Teaching Yaa Gyasi’s Homegoing: The Final Four Chapters

Homegoing

One of my favorite things about teaching Homegoing is the redemptive arc of the narrative. If this book has a thesis, I would argue that it can be found in Yaw’s chapter, when he is teaching his students that those who have the power control the narrative and that it’s essential to seek out the stories that have been suppressed. I like to ask students to journal on this topic: How is Yaa Gyasi’s novel a response to Yaw’s argument about history on pp. 224-227?

I find Yaw’s story incredibly moving. I have yet to read of his reunion with and forgiveness of his mother Akua without crying. I like to ask students if they are beginning to notice a shift—is the family starting to reconcile at this stage in the book? Yaw and Sonny are the first two characters whose children know their grandparents (at least since James knew Effia). This shift to reconciliation and healing is important.

Yaw’s story takes place in the years right before Ghana’s independence. The Big Six are mentioned in the chapter, so I like to share a little bit of the history that occurs right after the chapter with students. I show students this clip about Ghanaian independence.

Some things I like to point out: Queen Elizabeth II appears in the video.

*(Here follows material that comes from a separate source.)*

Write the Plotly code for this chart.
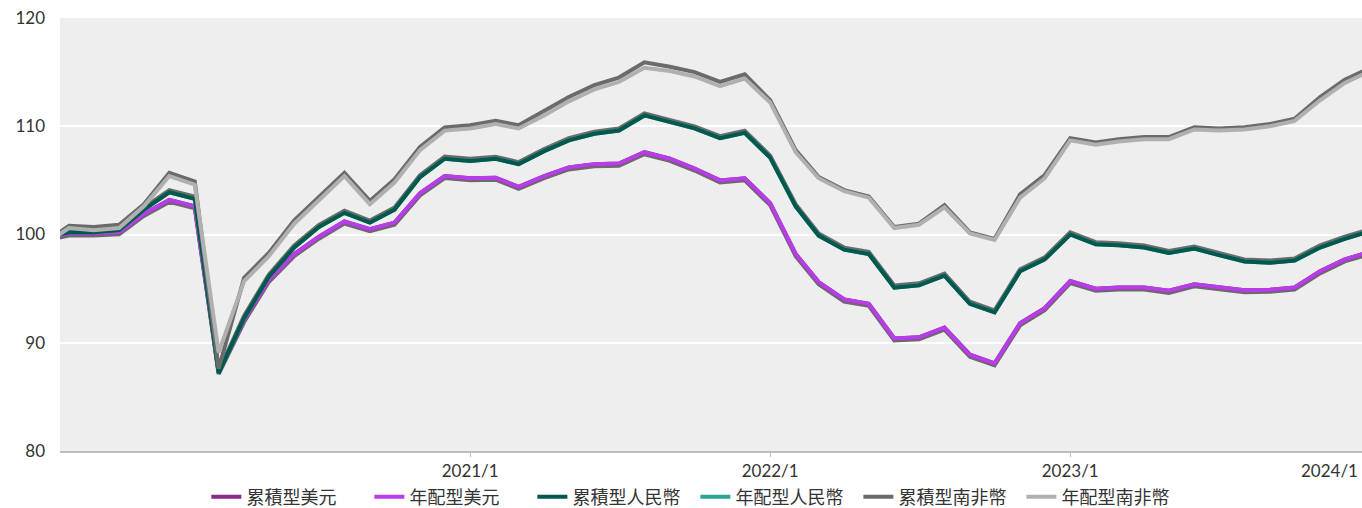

This history isn’t that long ago—the same monarch is on the throne (true, she is the longest-serving English monarch, but it still offers important perspective). 

A student pointed out a couple of years back that E. T. Mensah’s highlife song in celebration of Ghana’s independence sounds like “Ring of Fire” by Johnny Cash. It truly does, and I’m not sure what to make of it. Musical plagiarism happens all the time, and White artists have certainly stolen from Black artists (looking at you, Led Zeppelin). “Ring of Fire” was released after “Ghana Freedom.” Aside from that fact, I can’t say for sure what happened because I could find no evidence that Johnny Cash was inspired by the song.

It becomes clear in Yaw’s chapter that Akua is having real visions. She was troubled by the “Firewoman,” her ancestor Maame, when Yaw was a baby, but now she has visions of a cocoa farm and the Cape Coast. I like to ask students what they think is happening with this character. 

This year, when students come in to discuss Sonny’s chapter, I plan to play this song, which I have somehow come to associate with Sonny for reasons I’m not sure about, unless it’s just that Coltrane’s story reminds me of Sonny’s.

Sonny returns to The Souls of Black Folk by W. E. B. DuBois. I didn’t read this book until college, and I suspect not many high school students have read or are familiar with it, so I do a little teaching on the book and its legacy. I share Du Bois’s argument from the book that “the problem of the Twentieth Century is the problem of the color line.” I like to ask students about their impressions of this argument before sharing a follow-up argument by critical race scholar Zeus Leonardo, who says in an article entitled “The Souls of White Folk: Critical Pedagogy, Whiteness Studies, and Globalization Discourse” (Race, Ethnicity, and Education, 5.1, 2002) that “The problem of the twenty-first century is the global color line.” In other words, racism is a global problem. Do students believe Leonardo’s argument will prove as true as Du Bois’s has? Based on what evidence?

I also share Du Bois’s definition of “double-consciousness”:

It is a peculiar sensation, this double-consciousness, this sense of always looking at one’s self through the eyes of others, of measuring one’s soul by the tape of a world that looks on in amused contempt and pity. One ever feels his twoness,— an American, a Negro; two souls, two thoughts, two unreconciled strivings; two warring ideals in one dark body, whose dogged strength alone keeps it from being torn asunder.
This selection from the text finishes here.